**What to do**
Omit all pictures and transcribe only the lines in the entries below that run from the line with "Generate a Python" through the line with "W, H = 759, 994".

(Entries with chart source code)
▬▬▬▬▬▬▬▬▬▬
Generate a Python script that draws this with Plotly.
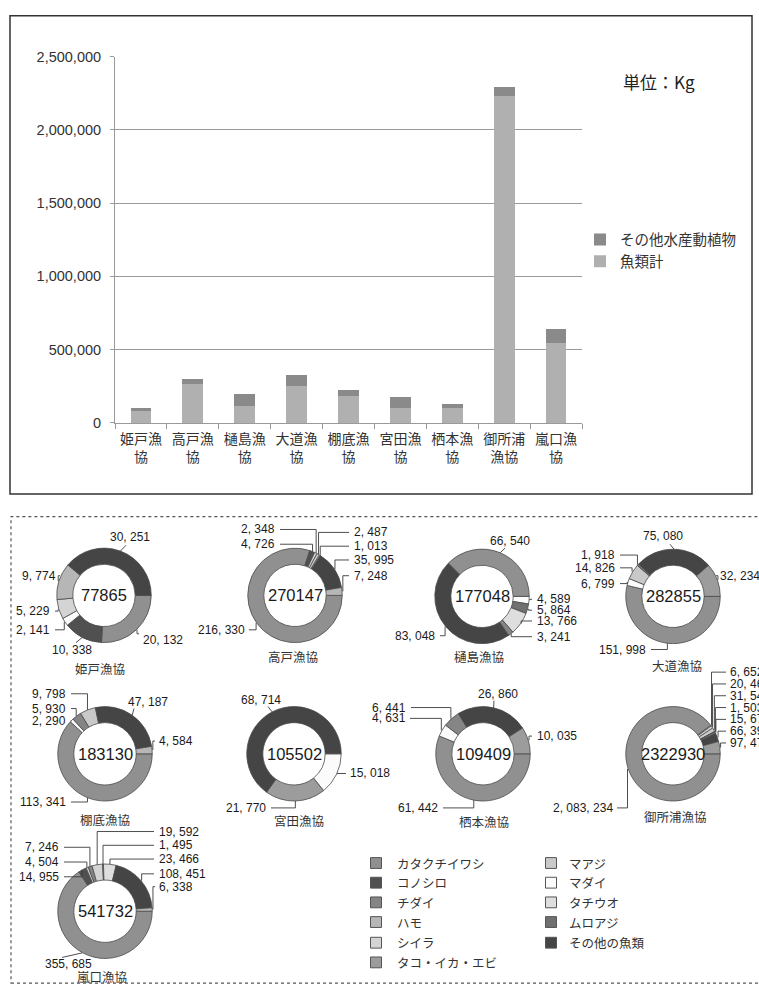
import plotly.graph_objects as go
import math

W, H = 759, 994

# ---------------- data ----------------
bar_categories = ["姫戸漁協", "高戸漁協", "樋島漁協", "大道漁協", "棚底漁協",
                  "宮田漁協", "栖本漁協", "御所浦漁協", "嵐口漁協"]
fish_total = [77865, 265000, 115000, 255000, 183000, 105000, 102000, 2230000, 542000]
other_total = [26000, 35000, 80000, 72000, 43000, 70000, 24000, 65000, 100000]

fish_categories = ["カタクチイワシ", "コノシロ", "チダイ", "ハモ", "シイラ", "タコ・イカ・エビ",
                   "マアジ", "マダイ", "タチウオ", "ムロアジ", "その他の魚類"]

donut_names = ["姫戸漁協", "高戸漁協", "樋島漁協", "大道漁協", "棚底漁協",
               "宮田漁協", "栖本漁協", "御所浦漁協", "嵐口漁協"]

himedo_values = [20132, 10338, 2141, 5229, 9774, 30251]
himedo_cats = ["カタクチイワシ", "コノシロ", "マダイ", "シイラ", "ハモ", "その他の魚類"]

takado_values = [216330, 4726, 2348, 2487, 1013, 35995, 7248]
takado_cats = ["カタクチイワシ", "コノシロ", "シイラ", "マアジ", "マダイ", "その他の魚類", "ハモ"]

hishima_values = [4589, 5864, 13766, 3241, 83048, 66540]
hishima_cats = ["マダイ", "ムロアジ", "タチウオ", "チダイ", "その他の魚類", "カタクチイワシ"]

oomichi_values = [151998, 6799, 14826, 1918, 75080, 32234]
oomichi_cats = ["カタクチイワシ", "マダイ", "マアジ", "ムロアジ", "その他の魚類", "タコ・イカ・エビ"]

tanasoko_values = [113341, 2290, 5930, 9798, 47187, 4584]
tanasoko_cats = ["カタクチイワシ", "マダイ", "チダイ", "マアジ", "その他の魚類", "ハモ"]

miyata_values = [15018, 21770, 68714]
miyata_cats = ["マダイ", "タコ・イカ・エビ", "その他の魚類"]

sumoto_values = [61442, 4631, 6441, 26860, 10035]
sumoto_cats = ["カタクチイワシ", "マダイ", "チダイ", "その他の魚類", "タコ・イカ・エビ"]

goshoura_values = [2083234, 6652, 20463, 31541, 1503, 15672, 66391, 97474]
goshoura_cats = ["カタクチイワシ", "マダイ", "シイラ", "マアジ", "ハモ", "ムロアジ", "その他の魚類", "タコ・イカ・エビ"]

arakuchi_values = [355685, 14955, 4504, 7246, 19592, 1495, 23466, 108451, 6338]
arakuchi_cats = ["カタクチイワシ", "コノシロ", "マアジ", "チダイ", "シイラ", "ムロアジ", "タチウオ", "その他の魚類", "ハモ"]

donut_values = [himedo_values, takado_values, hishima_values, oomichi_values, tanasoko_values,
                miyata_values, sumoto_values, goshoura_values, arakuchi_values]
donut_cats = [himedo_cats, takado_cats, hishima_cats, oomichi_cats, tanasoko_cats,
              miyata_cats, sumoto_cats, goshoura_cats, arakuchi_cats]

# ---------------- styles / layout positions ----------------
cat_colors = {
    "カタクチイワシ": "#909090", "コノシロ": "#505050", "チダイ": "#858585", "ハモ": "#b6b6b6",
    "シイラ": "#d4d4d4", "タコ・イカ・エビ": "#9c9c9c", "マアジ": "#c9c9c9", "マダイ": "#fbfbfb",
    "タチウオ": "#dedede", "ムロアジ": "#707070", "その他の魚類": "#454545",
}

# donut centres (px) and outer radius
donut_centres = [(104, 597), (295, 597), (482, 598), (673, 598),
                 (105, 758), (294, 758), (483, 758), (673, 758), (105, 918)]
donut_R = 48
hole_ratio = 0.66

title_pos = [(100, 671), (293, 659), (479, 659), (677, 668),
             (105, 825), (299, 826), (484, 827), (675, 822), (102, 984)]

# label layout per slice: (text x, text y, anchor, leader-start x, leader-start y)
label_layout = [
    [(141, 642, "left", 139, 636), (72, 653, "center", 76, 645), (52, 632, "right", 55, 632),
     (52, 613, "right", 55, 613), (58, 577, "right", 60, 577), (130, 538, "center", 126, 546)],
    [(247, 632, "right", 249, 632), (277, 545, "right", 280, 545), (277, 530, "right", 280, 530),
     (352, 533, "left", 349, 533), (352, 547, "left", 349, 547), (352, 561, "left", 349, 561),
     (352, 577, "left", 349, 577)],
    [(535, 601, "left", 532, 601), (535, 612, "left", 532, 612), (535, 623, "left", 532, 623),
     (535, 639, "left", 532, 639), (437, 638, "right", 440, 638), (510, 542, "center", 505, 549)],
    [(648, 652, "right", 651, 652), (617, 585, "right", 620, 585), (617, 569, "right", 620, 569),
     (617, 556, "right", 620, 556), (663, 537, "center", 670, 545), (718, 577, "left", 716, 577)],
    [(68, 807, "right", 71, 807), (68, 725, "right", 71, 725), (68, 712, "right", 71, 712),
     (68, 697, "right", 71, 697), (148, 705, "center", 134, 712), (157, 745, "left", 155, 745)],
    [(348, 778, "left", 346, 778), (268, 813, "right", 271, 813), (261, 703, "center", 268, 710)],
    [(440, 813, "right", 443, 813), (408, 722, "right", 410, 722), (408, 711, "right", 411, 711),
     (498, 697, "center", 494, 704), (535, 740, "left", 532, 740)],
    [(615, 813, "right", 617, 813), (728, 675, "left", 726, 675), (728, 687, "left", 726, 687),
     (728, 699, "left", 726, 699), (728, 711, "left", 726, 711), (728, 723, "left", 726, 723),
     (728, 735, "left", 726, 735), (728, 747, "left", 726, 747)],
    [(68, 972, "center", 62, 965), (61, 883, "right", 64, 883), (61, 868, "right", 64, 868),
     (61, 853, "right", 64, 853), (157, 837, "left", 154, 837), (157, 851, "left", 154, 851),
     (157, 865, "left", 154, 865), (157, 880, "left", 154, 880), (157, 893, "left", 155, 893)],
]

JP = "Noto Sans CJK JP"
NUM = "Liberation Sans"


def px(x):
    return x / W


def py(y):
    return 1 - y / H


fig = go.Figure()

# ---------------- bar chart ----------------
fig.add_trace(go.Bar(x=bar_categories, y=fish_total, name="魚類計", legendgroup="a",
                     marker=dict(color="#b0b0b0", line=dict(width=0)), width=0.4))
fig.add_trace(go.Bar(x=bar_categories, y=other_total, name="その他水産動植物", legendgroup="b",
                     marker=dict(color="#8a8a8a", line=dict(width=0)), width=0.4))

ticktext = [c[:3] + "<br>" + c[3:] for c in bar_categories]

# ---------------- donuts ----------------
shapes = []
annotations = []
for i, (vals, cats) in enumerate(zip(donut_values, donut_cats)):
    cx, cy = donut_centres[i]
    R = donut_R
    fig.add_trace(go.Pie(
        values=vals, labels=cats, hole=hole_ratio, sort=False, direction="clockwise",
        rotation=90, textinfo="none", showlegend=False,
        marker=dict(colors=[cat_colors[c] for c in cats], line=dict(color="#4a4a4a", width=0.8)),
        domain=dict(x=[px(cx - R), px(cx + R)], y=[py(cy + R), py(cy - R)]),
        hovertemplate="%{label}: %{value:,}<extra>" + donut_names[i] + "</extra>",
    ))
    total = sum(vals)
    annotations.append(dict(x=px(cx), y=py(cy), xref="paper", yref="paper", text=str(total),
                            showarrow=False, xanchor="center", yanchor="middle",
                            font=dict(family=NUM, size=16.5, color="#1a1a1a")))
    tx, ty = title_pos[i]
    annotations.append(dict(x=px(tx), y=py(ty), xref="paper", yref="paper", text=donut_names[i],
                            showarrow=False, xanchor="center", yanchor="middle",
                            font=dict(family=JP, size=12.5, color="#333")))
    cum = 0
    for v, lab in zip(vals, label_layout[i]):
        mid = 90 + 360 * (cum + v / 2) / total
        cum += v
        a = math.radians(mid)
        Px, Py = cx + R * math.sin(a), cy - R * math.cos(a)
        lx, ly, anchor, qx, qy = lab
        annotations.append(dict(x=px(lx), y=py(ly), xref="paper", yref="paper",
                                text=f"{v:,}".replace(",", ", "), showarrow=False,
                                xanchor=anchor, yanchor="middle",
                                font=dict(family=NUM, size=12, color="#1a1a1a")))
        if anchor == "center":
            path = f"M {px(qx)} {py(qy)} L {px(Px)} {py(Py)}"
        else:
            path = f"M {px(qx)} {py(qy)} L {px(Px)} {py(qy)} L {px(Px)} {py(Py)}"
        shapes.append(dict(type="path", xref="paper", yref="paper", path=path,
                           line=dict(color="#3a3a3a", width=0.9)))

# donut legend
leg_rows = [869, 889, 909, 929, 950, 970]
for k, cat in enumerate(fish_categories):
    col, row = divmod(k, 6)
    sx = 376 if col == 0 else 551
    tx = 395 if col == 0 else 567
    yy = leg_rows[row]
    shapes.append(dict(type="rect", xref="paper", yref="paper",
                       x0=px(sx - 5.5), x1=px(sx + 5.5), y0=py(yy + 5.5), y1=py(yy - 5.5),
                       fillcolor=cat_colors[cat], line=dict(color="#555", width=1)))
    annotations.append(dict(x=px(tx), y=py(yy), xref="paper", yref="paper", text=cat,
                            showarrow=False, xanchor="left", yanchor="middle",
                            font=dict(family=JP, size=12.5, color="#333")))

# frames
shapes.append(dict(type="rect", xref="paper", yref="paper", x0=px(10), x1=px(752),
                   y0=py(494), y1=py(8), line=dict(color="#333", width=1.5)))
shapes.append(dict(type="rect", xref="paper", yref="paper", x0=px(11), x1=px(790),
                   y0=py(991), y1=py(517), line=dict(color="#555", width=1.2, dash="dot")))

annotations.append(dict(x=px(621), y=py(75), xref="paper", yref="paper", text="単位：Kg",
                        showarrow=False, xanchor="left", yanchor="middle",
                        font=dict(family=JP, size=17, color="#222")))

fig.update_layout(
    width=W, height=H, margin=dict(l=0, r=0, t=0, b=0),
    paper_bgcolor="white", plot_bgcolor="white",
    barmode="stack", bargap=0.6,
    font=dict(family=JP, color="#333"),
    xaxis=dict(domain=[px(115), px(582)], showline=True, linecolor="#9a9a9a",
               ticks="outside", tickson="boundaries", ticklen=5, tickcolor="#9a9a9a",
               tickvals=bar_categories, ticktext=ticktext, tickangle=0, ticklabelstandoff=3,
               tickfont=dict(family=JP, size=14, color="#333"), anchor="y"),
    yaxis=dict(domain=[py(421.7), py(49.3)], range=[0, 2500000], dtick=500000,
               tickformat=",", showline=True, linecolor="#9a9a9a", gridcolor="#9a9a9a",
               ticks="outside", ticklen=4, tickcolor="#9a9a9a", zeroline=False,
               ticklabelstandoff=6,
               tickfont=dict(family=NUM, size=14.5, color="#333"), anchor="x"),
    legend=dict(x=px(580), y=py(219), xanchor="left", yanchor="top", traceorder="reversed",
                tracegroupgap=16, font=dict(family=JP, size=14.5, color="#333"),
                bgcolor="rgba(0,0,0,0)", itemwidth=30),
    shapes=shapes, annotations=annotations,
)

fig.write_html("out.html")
▬▬▬▬▬▬▬▬▬▬
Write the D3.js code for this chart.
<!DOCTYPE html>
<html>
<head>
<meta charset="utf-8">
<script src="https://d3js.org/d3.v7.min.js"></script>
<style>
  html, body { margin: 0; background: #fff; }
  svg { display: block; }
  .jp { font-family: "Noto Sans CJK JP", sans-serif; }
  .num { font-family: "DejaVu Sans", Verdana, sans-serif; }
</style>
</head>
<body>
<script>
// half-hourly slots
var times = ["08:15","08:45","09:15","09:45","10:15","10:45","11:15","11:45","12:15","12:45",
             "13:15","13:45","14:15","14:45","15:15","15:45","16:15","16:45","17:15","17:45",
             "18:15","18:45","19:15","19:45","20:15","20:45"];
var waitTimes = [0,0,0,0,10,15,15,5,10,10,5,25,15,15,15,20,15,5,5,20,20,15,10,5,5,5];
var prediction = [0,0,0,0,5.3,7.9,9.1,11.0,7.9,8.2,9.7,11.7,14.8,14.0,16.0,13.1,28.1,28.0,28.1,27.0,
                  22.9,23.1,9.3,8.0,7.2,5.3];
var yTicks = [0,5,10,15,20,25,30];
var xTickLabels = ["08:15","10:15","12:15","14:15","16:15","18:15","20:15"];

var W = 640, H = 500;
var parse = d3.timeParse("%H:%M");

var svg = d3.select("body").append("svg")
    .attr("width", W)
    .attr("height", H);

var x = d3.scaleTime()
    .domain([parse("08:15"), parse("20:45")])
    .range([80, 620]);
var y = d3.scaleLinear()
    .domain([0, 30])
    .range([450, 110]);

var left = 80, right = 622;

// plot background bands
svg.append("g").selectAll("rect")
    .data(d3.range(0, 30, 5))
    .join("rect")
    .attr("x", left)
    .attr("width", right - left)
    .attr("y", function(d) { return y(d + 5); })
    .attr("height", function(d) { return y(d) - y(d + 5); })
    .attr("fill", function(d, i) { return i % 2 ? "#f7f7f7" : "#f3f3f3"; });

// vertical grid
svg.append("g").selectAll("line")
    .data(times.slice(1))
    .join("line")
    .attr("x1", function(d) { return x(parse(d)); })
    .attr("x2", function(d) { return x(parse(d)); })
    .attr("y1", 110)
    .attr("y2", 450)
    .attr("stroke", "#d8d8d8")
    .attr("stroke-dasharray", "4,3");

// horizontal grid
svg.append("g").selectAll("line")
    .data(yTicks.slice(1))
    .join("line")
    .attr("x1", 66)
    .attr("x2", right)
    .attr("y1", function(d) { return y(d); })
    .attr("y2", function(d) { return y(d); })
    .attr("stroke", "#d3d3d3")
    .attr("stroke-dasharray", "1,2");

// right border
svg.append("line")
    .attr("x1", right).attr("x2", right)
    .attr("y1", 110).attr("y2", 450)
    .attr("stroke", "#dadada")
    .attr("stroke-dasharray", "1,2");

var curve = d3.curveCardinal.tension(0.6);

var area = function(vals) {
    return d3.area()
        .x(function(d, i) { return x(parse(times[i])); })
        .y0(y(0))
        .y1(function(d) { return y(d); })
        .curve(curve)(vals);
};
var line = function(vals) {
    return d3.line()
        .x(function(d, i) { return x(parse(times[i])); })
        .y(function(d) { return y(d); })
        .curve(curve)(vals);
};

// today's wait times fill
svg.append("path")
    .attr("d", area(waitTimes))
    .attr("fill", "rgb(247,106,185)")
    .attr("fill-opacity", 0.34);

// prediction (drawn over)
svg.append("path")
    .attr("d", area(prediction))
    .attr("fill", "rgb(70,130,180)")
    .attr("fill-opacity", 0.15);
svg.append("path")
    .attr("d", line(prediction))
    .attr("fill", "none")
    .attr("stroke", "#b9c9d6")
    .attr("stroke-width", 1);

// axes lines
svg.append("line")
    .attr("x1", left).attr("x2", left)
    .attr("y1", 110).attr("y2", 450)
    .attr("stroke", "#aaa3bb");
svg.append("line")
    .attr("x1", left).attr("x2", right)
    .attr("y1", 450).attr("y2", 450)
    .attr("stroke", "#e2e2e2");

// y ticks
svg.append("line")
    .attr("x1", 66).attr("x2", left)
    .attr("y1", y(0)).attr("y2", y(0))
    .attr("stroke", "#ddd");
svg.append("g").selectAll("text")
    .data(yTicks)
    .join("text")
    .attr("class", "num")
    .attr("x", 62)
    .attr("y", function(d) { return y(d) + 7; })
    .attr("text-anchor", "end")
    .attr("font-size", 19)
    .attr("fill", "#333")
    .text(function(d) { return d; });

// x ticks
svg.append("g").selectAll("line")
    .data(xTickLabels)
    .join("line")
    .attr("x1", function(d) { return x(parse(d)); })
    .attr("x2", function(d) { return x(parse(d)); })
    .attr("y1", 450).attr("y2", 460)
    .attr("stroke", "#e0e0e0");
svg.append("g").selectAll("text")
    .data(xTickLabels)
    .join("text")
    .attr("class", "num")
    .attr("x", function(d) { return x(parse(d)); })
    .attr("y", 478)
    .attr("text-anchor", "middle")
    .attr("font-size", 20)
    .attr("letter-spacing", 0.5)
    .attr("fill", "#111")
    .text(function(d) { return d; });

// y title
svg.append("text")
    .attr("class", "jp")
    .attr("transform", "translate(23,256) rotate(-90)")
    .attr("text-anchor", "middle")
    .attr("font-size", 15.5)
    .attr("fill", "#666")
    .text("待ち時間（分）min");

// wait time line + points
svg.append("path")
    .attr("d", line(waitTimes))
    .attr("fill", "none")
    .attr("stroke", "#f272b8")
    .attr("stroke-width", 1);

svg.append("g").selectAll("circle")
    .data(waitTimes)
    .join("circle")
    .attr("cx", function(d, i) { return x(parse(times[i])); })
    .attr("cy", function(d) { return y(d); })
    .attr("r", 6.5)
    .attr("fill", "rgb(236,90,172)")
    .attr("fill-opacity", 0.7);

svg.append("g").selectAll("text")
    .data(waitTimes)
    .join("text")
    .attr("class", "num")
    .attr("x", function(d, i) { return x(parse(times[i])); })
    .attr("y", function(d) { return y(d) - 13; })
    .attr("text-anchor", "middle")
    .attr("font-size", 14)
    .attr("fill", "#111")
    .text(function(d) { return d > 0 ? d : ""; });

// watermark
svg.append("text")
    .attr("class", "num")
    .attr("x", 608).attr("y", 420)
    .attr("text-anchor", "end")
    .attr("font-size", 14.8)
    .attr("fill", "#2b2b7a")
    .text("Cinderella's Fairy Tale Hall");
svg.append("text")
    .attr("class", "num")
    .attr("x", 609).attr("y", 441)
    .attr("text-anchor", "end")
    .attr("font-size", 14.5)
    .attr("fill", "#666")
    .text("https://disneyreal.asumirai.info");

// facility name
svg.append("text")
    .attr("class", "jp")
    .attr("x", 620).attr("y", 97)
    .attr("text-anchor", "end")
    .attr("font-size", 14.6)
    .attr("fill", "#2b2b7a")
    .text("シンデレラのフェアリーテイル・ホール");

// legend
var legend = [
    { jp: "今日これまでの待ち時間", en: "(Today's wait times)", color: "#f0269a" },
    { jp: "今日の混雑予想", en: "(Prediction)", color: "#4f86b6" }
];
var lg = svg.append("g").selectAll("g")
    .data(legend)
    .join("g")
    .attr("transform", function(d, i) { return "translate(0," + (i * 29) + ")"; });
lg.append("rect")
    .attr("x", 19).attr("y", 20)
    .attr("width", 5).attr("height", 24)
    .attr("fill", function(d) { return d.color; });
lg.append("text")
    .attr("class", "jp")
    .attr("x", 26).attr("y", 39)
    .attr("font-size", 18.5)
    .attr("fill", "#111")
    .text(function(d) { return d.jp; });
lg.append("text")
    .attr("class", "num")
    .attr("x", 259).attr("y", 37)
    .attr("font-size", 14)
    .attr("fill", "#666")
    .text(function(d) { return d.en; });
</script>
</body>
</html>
▬▬▬▬▬▬▬▬▬▬
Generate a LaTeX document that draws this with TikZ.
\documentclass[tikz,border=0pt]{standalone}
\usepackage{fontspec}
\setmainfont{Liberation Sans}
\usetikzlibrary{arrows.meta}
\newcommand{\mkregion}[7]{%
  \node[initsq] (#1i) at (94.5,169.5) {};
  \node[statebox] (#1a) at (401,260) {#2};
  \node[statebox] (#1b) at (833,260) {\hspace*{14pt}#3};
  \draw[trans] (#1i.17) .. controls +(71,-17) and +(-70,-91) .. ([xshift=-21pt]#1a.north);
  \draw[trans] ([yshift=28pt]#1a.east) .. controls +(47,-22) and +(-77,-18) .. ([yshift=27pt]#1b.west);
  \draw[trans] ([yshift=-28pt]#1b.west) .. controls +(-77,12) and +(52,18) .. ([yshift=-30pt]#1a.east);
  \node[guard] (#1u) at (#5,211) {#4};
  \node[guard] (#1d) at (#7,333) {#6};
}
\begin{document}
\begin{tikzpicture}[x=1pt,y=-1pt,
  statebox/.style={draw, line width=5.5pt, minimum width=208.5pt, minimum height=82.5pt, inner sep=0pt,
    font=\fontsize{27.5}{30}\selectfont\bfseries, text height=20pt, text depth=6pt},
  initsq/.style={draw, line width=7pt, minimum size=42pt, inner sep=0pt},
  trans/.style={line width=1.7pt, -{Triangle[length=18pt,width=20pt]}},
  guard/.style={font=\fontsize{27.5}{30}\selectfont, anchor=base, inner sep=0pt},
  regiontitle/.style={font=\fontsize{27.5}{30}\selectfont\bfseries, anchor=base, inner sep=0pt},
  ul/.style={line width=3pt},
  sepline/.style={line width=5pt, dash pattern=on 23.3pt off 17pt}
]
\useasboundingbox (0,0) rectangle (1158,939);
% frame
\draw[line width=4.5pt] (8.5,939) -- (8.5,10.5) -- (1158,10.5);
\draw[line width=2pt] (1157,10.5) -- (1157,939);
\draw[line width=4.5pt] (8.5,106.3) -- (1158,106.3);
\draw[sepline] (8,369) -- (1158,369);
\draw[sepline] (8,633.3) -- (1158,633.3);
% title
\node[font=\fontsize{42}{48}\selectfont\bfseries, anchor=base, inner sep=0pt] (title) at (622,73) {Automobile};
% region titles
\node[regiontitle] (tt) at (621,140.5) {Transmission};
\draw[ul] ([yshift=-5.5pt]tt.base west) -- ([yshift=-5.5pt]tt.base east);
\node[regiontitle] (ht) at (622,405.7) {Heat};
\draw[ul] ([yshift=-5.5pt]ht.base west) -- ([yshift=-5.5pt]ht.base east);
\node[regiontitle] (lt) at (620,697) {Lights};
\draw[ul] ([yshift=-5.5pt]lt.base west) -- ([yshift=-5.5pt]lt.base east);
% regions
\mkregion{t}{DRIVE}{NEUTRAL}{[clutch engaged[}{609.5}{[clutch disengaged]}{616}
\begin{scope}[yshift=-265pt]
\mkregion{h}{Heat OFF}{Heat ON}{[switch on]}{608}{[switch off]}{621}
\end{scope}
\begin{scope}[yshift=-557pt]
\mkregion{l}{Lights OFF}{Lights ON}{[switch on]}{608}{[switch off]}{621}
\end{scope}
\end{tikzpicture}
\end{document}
▬▬▬▬▬▬▬▬▬▬
**Output for this exercise**
Generate a Python script that draws this with Plotly.
import plotly.graph_objects as go
import math

W, H = 759, 994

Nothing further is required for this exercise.